* Start Data provided *

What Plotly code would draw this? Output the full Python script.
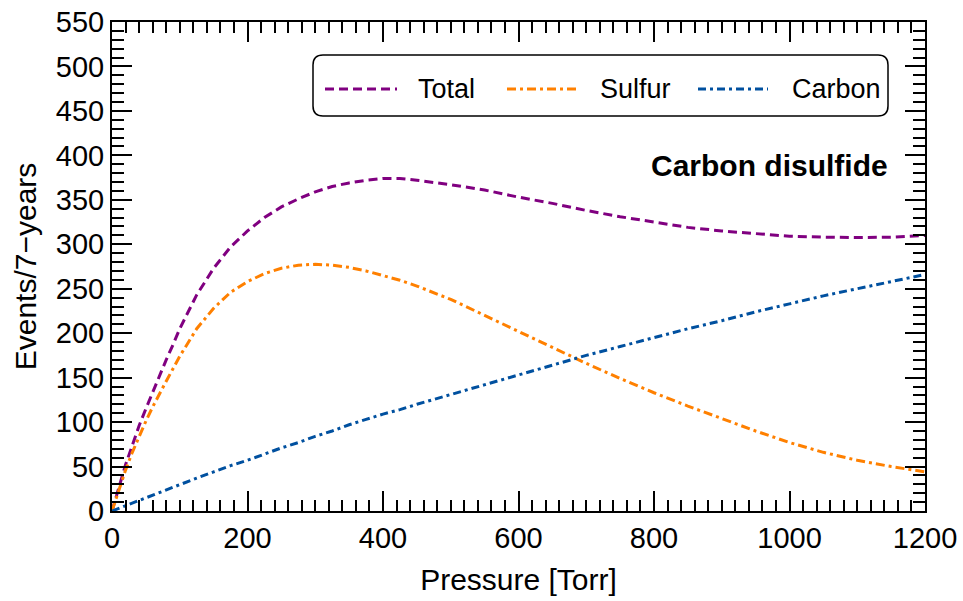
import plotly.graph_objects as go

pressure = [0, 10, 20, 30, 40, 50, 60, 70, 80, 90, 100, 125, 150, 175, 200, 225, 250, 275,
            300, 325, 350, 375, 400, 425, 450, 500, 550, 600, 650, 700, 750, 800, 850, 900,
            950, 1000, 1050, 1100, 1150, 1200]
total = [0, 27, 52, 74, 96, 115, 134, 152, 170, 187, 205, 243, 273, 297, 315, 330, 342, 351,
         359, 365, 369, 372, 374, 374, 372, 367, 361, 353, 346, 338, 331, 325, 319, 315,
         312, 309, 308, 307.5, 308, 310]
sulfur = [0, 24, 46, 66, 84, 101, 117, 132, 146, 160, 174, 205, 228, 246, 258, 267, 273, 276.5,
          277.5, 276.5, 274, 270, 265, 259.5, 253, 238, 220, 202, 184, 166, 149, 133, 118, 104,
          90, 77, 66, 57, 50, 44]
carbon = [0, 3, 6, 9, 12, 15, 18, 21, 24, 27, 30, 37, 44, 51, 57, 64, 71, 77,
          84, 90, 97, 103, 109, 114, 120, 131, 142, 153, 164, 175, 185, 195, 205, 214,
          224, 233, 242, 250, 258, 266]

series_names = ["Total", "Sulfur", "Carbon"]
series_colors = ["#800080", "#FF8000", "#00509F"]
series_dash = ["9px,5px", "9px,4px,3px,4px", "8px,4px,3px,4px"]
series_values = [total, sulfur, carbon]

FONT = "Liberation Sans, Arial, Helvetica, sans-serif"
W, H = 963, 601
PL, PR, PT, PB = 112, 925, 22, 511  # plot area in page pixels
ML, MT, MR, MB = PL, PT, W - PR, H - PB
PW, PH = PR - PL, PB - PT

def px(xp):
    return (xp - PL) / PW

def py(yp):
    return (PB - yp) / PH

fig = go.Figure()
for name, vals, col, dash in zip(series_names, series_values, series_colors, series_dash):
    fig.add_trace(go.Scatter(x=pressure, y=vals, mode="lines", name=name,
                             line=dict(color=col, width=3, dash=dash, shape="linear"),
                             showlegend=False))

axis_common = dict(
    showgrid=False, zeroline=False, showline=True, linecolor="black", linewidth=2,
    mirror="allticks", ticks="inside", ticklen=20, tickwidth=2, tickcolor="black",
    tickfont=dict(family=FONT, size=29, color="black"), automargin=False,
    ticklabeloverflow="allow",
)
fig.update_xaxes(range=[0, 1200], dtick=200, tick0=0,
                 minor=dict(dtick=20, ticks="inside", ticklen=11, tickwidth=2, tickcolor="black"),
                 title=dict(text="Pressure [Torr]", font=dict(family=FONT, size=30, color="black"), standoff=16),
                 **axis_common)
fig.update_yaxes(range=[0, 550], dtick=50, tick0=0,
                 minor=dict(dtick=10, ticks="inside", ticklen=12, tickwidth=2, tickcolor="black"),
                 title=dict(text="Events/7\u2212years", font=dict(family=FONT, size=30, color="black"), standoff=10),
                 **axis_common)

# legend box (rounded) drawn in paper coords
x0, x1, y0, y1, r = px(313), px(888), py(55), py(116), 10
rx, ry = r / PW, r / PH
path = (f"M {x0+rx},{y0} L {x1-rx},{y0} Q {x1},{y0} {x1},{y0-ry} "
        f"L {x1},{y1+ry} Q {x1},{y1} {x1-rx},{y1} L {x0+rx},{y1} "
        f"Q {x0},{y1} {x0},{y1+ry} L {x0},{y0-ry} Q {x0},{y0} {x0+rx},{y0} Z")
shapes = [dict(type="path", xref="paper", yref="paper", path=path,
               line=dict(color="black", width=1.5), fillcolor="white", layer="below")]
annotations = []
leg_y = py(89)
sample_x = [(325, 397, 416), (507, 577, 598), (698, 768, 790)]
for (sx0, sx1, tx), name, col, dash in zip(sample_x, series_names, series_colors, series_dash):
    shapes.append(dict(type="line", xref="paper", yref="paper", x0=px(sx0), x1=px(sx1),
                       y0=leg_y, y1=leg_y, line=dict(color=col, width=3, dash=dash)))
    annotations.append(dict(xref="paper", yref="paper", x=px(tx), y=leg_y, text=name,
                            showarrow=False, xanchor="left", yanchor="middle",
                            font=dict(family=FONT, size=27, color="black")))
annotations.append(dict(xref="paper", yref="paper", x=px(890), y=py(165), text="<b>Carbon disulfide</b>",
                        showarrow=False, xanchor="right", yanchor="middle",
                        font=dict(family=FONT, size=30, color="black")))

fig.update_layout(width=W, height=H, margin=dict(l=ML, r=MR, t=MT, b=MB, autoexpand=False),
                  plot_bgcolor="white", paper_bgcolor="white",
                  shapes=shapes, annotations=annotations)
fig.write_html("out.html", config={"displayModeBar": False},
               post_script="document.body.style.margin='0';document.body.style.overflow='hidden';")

* End Data provided *

What is needed:
Pictures are excluded; output everything else in the data verbatim.

Correct result:
What Plotly code would draw this? Output the full Python script.
import plotly.graph_objects as go

pressure = [0, 10, 20, 30, 40, 50, 60, 70, 80, 90, 100, 125, 150, 175, 200, 225, 250, 275,
            300, 325, 350, 375, 400, 425, 450, 500, 550, 600, 650, 700, 750, 800, 850, 900,
            950, 1000, 1050, 1100, 1150, 1200]
total = [0, 27, 52, 74, 96, 115, 134, 152, 170, 187, 205, 243, 273, 297, 315, 330, 342, 351,
         359, 365, 369, 372, 374, 374, 372, 367, 361, 353, 346, 338, 331, 325, 319, 315,
         312, 309, 308, 307.5, 308, 310]
sulfur = [0, 24, 46, 66, 84, 101, 117, 132, 146, 160, 174, 205, 228, 246, 258, 267, 273, 276.5,
          277.5, 276.5, 274, 270, 265, 259.5, 253, 238, 220, 202, 184, 166, 149, 133, 118, 104,
          90, 77, 66, 57, 50, 44]
carbon = [0, 3, 6, 9, 12, 15, 18, 21, 24, 27, 30, 37, 44, 51, 57, 64, 71, 77,
          84, 90, 97, 103, 109, 114, 120, 131, 142, 153, 164, 175, 185, 195, 205, 214,
          224, 233, 242, 250, 258, 266]

series_names = ["Total", "Sulfur", "Carbon"]
series_colors = ["#800080", "#FF8000", "#00509F"]
series_dash = ["9px,5px", "9px,4px,3px,4px", "8px,4px,3px,4px"]
series_values = [total, sulfur, carbon]

FONT = "Liberation Sans, Arial, Helvetica, sans-serif"
W, H = 963, 601
PL, PR, PT, PB = 112, 925, 22, 511  # plot area in page pixels
ML, MT, MR, MB = PL, PT, W - PR, H - PB
PW, PH = PR - PL, PB - PT

def px(xp):
    return (xp - PL) / PW

def py(yp):
    return (PB - yp) / PH

fig = go.Figure()
for name, vals, col, dash in zip(series_names, series_values, series_colors, series_dash):
    fig.add_trace(go.Scatter(x=pressure, y=vals, mode="lines", name=name,
                             line=dict(color=col, width=3, dash=dash, shape="linear"),
                             showlegend=False))

axis_common = dict(
    showgrid=False, zeroline=False, showline=True, linecolor="black", linewidth=2,
    mirror="allticks", ticks="inside", ticklen=20, tickwidth=2, tickcolor="black",
    tickfont=dict(family=FONT, size=29, color="black"), automargin=False,
    ticklabeloverflow="allow",
)
fig.update_xaxes(range=[0, 1200], dtick=200, tick0=0,
                 minor=dict(dtick=20, ticks="inside", ticklen=11, tickwidth=2, tickcolor="black"),
                 title=dict(text="Pressure [Torr]", font=dict(family=FONT, size=30, color="black"), standoff=16),
                 **axis_common)
fig.update_yaxes(range=[0, 550], dtick=50, tick0=0,
                 minor=dict(dtick=10, ticks="inside", ticklen=12, tickwidth=2, tickcolor="black"),
                 title=dict(text="Events/7\u2212years", font=dict(family=FONT, size=30, color="black"), standoff=10),
                 **axis_common)

# legend box (rounded) drawn in paper coords
x0, x1, y0, y1, r = px(313), px(888), py(55), py(116), 10
rx, ry = r / PW, r / PH
path = (f"M {x0+rx},{y0} L {x1-rx},{y0} Q {x1},{y0} {x1},{y0-ry} "
        f"L {x1},{y1+ry} Q {x1},{y1} {x1-rx},{y1} L {x0+rx},{y1} "
        f"Q {x0},{y1} {x0},{y1+ry} L {x0},{y0-ry} Q {x0},{y0} {x0+rx},{y0} Z")
shapes = [dict(type="path", xref="paper", yref="paper", path=path,
               line=dict(color="black", width=1.5), fillcolor="white", layer="below")]
annotations = []
leg_y = py(89)
sample_x = [(325, 397, 416), (507, 577, 598), (698, 768, 790)]
for (sx0, sx1, tx), name, col, dash in zip(sample_x, series_names, series_colors, series_dash):
    shapes.append(dict(type="line", xref="paper", yref="paper", x0=px(sx0), x1=px(sx1),
                       y0=leg_y, y1=leg_y, line=dict(color=col, width=3, dash=dash)))
    annotations.append(dict(xref="paper", yref="paper", x=px(tx), y=leg_y, text=name,
                            showarrow=False, xanchor="left", yanchor="middle",
                            font=dict(family=FONT, size=27, color="black")))
annotations.append(dict(xref="paper", yref="paper", x=px(890), y=py(165), text="<b>Carbon disulfide</b>",
                        showarrow=False, xanchor="right", yanchor="middle",
                        font=dict(family=FONT, size=30, color="black")))

fig.update_layout(width=W, height=H, margin=dict(l=ML, r=MR, t=MT, b=MB, autoexpand=False),
                  plot_bgcolor="white", paper_bgcolor="white",
                  shapes=shapes, annotations=annotations)
fig.write_html("out.html", config={"displayModeBar": False},
               post_script="document.body.style.margin='0';document.body.style.overflow='hidden';")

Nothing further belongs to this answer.